Steppenwolf of course is hardly alone in facing charges of not adequately dealing with systemic racism and other abuses; We See You White American Theatre and other artist-led organizations demanding accountability and equity have been heightening calls for action in the past few years. Following a blistering September report by Ashley Lee in the Los Angeles Times about working conditions at Williamstown Theatre Festival, artistic director Mandy Greenfield resigned earlier this week.

In a July article for American Theatre, Yasmin Zacaria Mikhaiel (who is now the Reader’s audience engagement manager) gathered the insights of over a dozen theater artists, many of them queer and/or BIPOC, to illustrate some of the difficulties in negotiating the terrain of predominantly white-led institutions and the historic problems of artists (particularly freelance artists) being overworked, underpaid, and otherwise marginalized in what are supposed to be artistic homes. As Mikhaiel notes, “Ultimately, it is up to leadership to hear these calls and commit to practices that finally equip artists and staff to do their best work in environments that resist exploitation in the face of urgency and supposed scarcity.”

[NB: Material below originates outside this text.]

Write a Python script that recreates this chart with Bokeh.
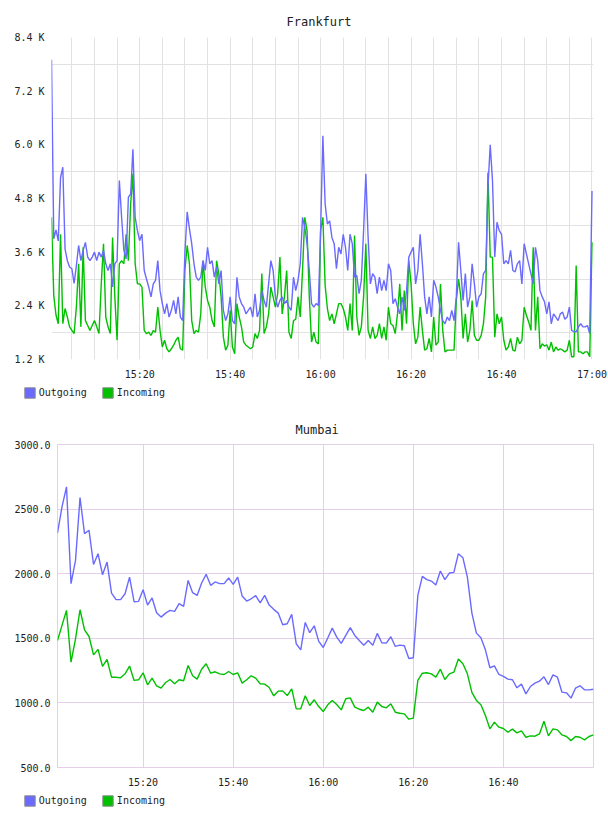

The new Lefkofsky center and the new leadership for Steppenwolf both seem to promise some great opportunities, especially for the next generation of theater artists and leaders. The speeches at the ceremony concluded with remarks from Kristen Das, an alum of the Steppenwolf Young Adult Council, and current YAC member Joelle Reiter. It was clear that they find inspiration in the company’s history and in the promise to the future represented by the new home. It remains to be seen if the upheavals within and without the theater world of the past few years will lead to weaving new ribbons of connection and inclusion from the inside of the theater outward to the larger community.